Copy the lines of the data below exactly, starting at the first and stopping after the line that contains "</LineChart>"; include no pictures.

* START DATASET EXCERPT *

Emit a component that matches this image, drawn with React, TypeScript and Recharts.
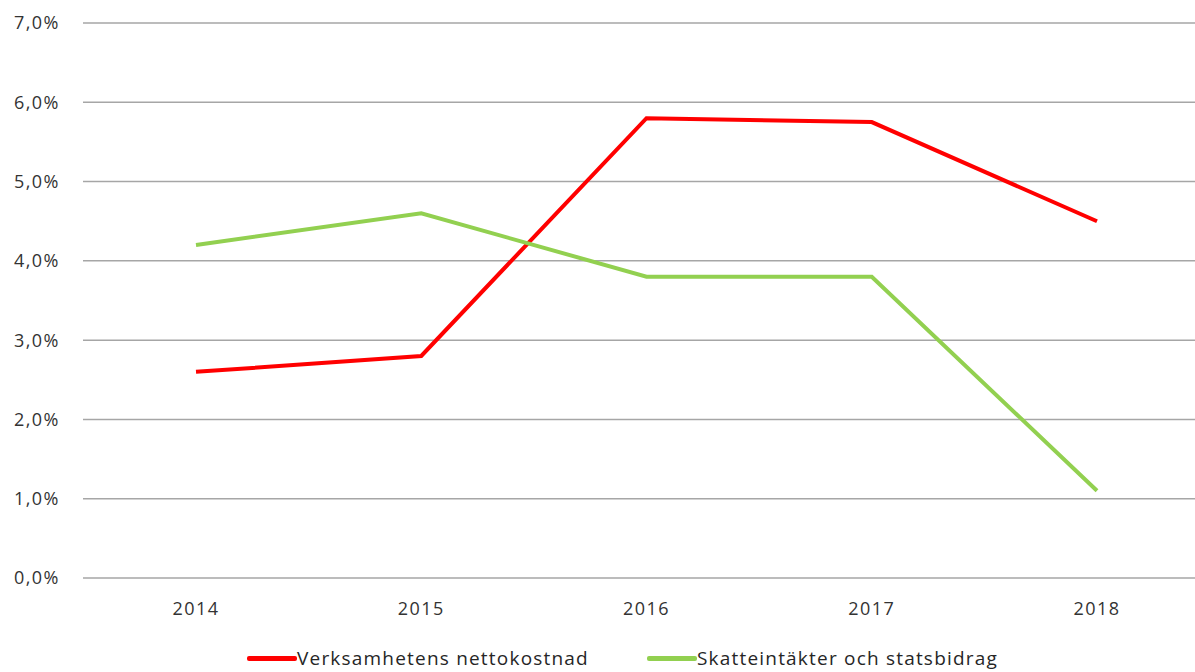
import { LineChart, Line, XAxis, YAxis, CartesianGrid } from 'recharts';

const years = ['2014', '2015', '2016', '2017', '2018'];
const nettokostnad = [2.6, 2.8, 5.8, 5.75, 4.5];
const skatteintakter = [4.2, 4.6, 3.8, 3.8, 1.1];
const yTicks = [0, 1, 2, 3, 4, 5, 6, 7];

const SERIES = [
  { key: 'nettokostnad', name: 'Verksamhetens nettokostnad', color: '#ff0000' },
  { key: 'skatteintakter', name: 'Skatteintäkter och statsbidrag', color: '#92d050' },
];

const data = years.map((year, i) => ({
  year,
  nettokostnad: nettokostnad[i],
  skatteintakter: skatteintakter[i],
}));

const FONT = '"Open Sans", "Noto Sans", sans-serif';
const tickStyle = { fill: '#333333', fontSize: 18, fontFamily: FONT, letterSpacing: 1.5 };

const fmtPct = (v: number) => `${v.toFixed(1).replace('.', ',')}%`;

export default function App() {
  return (
    <div
      style={{
        position: 'absolute',
        left: 0,
        top: 0,
        width: 1195,
        height: 672,
        overflow: 'hidden',
        background: '#fff',
      }}
    >
      <LineChart
        width={1215}
        height={620}
        data={data}
        margin={{ top: 23, right: 5, left: 0, bottom: 0 }}
      >
        <CartesianGrid vertical={false} stroke="#a6a6a6" strokeWidth={1.5} />
        <XAxis
          dataKey="year"
          axisLine={false}
          tickLine={false}
          tickSize={0}
          tickMargin={24}
          height={42}
          padding={{ left: 113, right: 113 }}
          tick={tickStyle}
        />
        <YAxis
          domain={[0, 7]}
          ticks={yTicks}
          tickFormatter={fmtPct}
          axisLine={false}
          tickLine={false}
          tickSize={0}
          tickMargin={23}
          width={83}
          tick={tickStyle}
        />
        {SERIES.map((s) => (
          <Line
            key={s.key}
            dataKey={s.key}
            name={s.name}
            stroke={s.color}
            strokeWidth={4}
            dot={false}
            type="linear"
            isAnimationActive={false}
          />
        ))}
      </LineChart>

      {/* legend at the bottom edge */}
      <div
        style={{
          position: 'absolute',
          top: 646,
          left: 247,
          display: 'flex',
          alignItems: 'center',
          fontFamily: FONT,
          fontSize: 19,
          letterSpacing: 1.2,
          color: '#262626',
          whiteSpace: 'nowrap',
        }}
      >
        {SERIES.map((s, i) => (
          <div
            key={s.key}
            style={{ display: 'flex', alignItems: 'center', marginLeft: i === 0 ? 0 : 58 }}
          >
            <span
              style={{
                display: 'inline-block',
                width: 50,
                height: 5,
                borderRadius: 2,
                background: s.color,
              }}
            />
            <span style={{ lineHeight: '24px' }}>{s.name}</span>
          </div>
        ))}
      </div>
    </div>
  );
}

* END DATASET EXCERPT *

» **RESPONSE TO THE TASK**:
Emit a component that matches this image, drawn with React, TypeScript and Recharts.
import { LineChart, Line, XAxis, YAxis, CartesianGrid } from 'recharts';

const years = ['2014', '2015', '2016', '2017', '2018'];
const nettokostnad = [2.6, 2.8, 5.8, 5.75, 4.5];
const skatteintakter = [4.2, 4.6, 3.8, 3.8, 1.1];
const yTicks = [0, 1, 2, 3, 4, 5, 6, 7];

const SERIES = [
  { key: 'nettokostnad', name: 'Verksamhetens nettokostnad', color: '#ff0000' },
  { key: 'skatteintakter', name: 'Skatteintäkter och statsbidrag', color: '#92d050' },
];

const data = years.map((year, i) => ({
  year,
  nettokostnad: nettokostnad[i],
  skatteintakter: skatteintakter[i],
}));

const FONT = '"Open Sans", "Noto Sans", sans-serif';
const tickStyle = { fill: '#333333', fontSize: 18, fontFamily: FONT, letterSpacing: 1.5 };

const fmtPct = (v: number) => `${v.toFixed(1).replace('.', ',')}%`;

export default function App() {
  return (
    <div
      style={{
        position: 'absolute',
        left: 0,
        top: 0,
        width: 1195,
        height: 672,
        overflow: 'hidden',
        background: '#fff',
      }}
    >
      <LineChart
        width={1215}
        height={620}
        data={data}
        margin={{ top: 23, right: 5, left: 0, bottom: 0 }}
      >
        <CartesianGrid vertical={false} stroke="#a6a6a6" strokeWidth={1.5} />
        <XAxis
          dataKey="year"
          axisLine={false}
          tickLine={false}
          tickSize={0}
          tickMargin={24}
          height={42}
          padding={{ left: 113, right: 113 }}
          tick={tickStyle}
        />
        <YAxis
          domain={[0, 7]}
          ticks={yTicks}
          tickFormatter={fmtPct}
          axisLine={false}
          tickLine={false}
          tickSize={0}
          tickMargin={23}
          width={83}
          tick={tickStyle}
        />
        {SERIES.map((s) => (
          <Line
            key={s.key}
            dataKey={s.key}
            name={s.name}
            stroke={s.color}
            strokeWidth={4}
            dot={false}
            type="linear"
            isAnimationActive={false}
          />
        ))}
      </LineChart>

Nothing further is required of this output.